Per quanto riguarda l'inventiva, la freschezza, la creatività, e - penetrando in un territorio davvero liminare e controverso - la "qualità", sono assolutamente d'accordo con te.
Tuttavia, senza tirare in ballo formalisti e strutturalisti, ma volando più bassi (o più alti, a seconda dei punti di vista), resta arduo comprendere e spiegare perché, al di là di tutto, ci sono degli archetipi (e uso il termine in senso lato e generalista), dei motivi, delle strutture dell'immaginario che, pur essendo ormai millenarie, basta che le si rinnovi un po' nella "facciata" o nell' "arredamento", ed esse continuano a piacerci e a coinvolgerci (e ne chiediamo ancora).

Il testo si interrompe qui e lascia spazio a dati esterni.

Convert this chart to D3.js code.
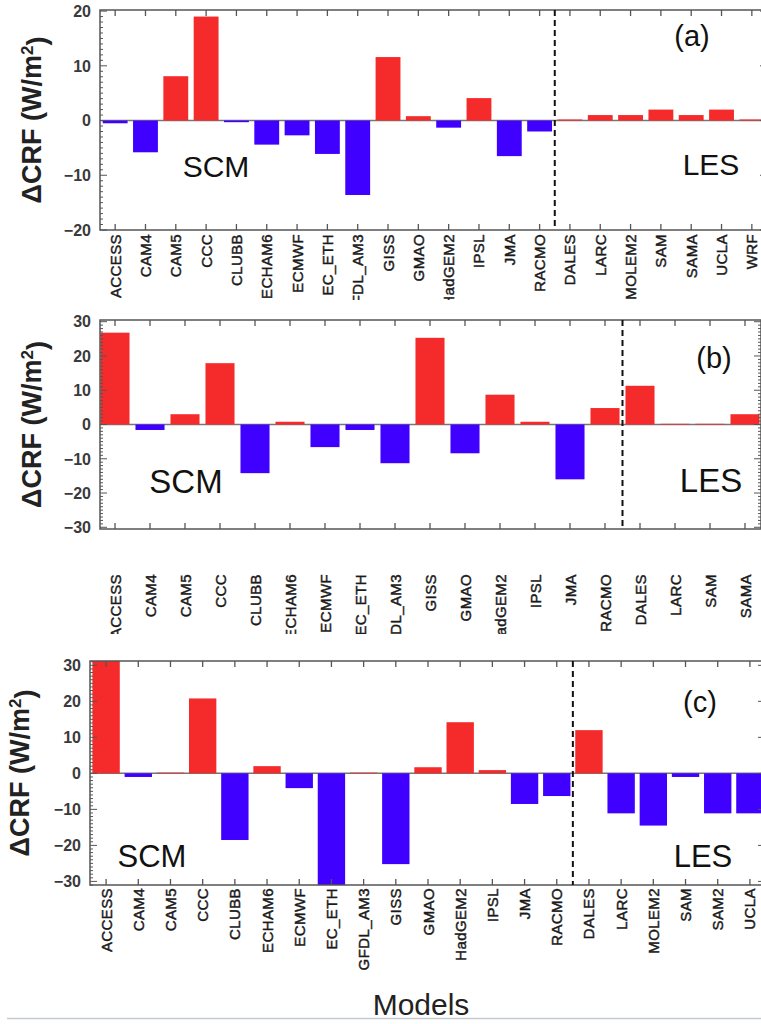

Passare oltre, sì, ma come? Ad assisterci in questi "passaggi" è un qualche Caronte, un Hermes psicopompo, un Mercurio o un semplice e astuto "venditore" o "mezzano" che ben sa come stuzzicarci attraverso una serrata e occulta dialettica tra "erfhahrung" ed "erlebnis"? Per cui ogni novità ci piace perché ci fa credere di fruire e godere di qualcosa di nuovo (di cui facciamo una sorta di piccola e fresca esperienza privata) pur conservando quel tanto di già noto che ci rassicura?
E al di là del "sensazionalismo" e dello stupore che di solito genera tutto ciò che appare nell'immediato come qualcosa di diverso, gradiamo davvero ciò che è concepito come radicalmente "nuovo"?